A “new era” of rug weaving tradition and workshops began in the early 15th century in Persia during the Safavid Dynasty. The art of weaving received tremendous support from the royal families of Persia during this time, as weavings were used for fine pieces for their palaces and as gifts to foreign visitors to the court. This provided major support for the new tradition and encouraged the artisans to produce some of the best rugs in the world. The pieces that were weaved during the period of 1500 to 1700 are the greatest treasures of individual and museum collections around the world and the period is considered the “Golden Age of the Great Carpets”.
The artisan workshop rugs are generally known by the name of the master weaver and the owner of the workshop. Some of the greatest rugs weaved in the mid-1800s to early 1900s in Persia were from the workshops of Haji Jalili in the city of Tabriz in NW Persia and master Mohtasham in city of Kashan in central Persia. The city workshops of Kerman and the town of Lavar (also known as Ravar) also produced some of the greatest pieces from that period. In the late to mid-1900s, the artisan workshop of Master Haj Agha Reza Seirafian and seven sons were among worlds best known Persian rug producer in the city of Isfahan. Finally, the workshop of master Habibian in the city of Nain produce some of the best carpets in that period.
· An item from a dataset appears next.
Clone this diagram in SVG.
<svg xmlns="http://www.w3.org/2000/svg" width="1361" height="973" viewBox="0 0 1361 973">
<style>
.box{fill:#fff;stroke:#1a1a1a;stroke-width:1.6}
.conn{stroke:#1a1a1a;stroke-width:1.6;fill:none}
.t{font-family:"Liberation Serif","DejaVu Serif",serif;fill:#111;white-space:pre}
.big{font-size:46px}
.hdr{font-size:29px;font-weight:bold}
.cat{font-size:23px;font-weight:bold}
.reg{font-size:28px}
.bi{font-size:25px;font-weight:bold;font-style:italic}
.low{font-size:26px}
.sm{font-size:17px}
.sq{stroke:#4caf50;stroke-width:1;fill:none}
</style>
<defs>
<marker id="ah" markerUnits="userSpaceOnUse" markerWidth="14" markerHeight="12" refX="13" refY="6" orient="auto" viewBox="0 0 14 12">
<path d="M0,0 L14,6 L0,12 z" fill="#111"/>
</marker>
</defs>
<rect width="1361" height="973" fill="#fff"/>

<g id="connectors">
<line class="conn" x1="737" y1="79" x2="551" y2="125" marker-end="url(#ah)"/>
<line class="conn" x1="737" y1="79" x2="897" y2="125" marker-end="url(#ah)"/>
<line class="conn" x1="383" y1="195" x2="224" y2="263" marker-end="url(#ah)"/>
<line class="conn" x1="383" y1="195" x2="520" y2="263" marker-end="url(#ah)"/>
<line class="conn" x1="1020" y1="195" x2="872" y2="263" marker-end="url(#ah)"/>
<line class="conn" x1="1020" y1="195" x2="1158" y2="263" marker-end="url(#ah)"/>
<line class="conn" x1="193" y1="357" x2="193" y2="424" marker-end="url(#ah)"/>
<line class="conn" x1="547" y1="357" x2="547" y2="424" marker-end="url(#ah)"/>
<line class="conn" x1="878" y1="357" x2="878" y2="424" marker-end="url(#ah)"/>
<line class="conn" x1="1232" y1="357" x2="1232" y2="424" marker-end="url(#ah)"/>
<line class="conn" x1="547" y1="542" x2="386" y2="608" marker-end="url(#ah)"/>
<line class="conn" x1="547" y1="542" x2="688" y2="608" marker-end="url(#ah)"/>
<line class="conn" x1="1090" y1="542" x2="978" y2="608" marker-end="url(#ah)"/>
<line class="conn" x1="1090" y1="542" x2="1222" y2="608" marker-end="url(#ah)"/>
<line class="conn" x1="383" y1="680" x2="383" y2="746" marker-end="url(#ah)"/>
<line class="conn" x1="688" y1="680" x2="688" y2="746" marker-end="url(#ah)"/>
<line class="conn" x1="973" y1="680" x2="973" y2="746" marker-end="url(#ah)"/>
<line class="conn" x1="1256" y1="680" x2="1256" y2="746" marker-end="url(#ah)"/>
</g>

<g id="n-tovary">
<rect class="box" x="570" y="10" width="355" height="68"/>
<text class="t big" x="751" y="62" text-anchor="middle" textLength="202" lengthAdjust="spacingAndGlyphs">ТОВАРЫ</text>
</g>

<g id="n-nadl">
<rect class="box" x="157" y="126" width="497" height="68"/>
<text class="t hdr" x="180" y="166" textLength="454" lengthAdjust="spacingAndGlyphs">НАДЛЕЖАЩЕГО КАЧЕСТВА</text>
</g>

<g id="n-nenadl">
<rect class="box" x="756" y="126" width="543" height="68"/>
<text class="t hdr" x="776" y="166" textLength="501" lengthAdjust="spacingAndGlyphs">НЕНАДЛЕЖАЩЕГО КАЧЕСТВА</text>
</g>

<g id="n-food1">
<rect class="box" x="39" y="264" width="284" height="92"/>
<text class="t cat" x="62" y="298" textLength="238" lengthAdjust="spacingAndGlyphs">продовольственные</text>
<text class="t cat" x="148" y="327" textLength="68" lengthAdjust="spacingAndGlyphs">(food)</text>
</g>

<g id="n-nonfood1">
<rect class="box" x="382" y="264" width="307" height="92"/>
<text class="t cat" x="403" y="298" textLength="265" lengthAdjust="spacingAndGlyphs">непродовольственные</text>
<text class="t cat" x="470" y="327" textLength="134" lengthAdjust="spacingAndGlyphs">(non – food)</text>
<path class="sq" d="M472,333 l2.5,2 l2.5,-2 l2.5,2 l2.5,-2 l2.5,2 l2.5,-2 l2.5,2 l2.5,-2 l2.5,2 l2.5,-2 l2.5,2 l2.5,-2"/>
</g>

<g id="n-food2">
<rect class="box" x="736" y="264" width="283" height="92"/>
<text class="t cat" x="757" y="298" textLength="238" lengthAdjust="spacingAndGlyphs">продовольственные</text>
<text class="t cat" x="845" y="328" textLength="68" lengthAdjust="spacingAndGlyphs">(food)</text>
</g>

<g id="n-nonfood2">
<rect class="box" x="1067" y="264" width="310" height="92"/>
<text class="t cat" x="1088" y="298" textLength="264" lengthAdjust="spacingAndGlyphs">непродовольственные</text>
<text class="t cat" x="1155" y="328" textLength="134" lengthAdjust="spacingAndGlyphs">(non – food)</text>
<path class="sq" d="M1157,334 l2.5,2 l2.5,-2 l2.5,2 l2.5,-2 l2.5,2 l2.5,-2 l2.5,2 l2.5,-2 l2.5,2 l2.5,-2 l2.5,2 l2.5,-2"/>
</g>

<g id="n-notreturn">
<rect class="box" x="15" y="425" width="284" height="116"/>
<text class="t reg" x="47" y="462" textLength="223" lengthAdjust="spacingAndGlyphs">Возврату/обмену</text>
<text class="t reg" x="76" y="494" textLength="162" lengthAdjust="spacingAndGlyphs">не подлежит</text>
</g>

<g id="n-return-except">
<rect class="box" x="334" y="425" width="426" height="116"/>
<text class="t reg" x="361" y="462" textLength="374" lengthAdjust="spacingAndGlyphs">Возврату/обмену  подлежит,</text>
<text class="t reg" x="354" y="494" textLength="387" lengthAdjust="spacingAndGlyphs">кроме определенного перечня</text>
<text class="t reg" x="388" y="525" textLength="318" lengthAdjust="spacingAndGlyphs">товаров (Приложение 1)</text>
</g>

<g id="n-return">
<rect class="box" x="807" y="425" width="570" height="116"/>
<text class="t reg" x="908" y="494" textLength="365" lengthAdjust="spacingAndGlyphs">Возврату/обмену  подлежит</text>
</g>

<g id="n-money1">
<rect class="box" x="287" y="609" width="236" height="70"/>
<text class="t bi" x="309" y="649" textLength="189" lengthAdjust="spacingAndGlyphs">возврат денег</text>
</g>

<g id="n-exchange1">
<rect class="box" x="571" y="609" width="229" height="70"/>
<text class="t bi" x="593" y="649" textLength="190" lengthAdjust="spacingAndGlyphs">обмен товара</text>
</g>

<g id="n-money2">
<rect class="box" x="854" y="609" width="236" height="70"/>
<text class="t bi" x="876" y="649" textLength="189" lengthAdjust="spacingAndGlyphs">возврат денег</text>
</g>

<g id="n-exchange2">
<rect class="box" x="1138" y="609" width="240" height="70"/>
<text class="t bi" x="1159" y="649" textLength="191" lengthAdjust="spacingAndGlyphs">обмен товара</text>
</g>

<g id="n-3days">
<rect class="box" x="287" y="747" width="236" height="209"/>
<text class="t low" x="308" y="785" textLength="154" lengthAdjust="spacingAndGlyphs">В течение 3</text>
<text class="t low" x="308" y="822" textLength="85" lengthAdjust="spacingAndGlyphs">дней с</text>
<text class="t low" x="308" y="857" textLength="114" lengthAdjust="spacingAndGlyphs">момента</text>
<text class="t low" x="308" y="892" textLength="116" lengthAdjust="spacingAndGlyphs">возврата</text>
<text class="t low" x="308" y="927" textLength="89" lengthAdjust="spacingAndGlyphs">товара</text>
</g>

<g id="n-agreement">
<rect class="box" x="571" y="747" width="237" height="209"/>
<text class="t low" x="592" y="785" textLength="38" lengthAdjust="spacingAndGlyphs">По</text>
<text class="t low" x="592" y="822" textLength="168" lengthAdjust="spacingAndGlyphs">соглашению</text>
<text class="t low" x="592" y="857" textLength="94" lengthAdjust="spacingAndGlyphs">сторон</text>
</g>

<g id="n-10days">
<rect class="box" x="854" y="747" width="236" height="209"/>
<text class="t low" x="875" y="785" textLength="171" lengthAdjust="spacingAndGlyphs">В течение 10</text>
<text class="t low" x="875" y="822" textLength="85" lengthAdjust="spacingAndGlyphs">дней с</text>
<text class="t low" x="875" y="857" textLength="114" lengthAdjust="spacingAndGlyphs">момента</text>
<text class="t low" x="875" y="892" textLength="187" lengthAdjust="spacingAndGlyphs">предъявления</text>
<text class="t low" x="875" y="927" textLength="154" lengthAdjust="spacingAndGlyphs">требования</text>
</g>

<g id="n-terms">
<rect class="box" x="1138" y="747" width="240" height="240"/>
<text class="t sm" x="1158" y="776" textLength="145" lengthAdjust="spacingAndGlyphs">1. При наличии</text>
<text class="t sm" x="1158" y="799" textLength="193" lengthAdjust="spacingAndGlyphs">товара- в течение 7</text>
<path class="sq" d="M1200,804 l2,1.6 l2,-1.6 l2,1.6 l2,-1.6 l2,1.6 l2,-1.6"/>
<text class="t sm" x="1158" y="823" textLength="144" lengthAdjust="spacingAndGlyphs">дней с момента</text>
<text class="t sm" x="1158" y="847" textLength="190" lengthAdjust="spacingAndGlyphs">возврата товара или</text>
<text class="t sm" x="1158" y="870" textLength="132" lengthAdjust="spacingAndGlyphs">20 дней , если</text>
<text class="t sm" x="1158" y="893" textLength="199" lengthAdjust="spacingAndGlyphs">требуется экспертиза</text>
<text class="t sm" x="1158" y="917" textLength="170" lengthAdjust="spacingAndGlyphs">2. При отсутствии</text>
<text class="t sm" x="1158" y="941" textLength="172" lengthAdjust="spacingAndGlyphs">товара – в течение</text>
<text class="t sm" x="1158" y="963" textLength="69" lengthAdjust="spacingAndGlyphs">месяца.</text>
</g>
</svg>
The most expensive carpet ever sold was sold in an auction by the Sotheby's for 33.8 million dollars. The rug was a Sickle-Leaf, vine scroll and palmette "Vase" or "Tree of Life" design from the golden age of the weaving from, the city of Kerman woven in the 1600s. It was from the collection at the Corcoran Gallery Collection in Washington DC. Four individual collectors competed in an auction to raise funds for the museum conducted by Sotheby’s in London, resulting in a winning bid of $33.8 million.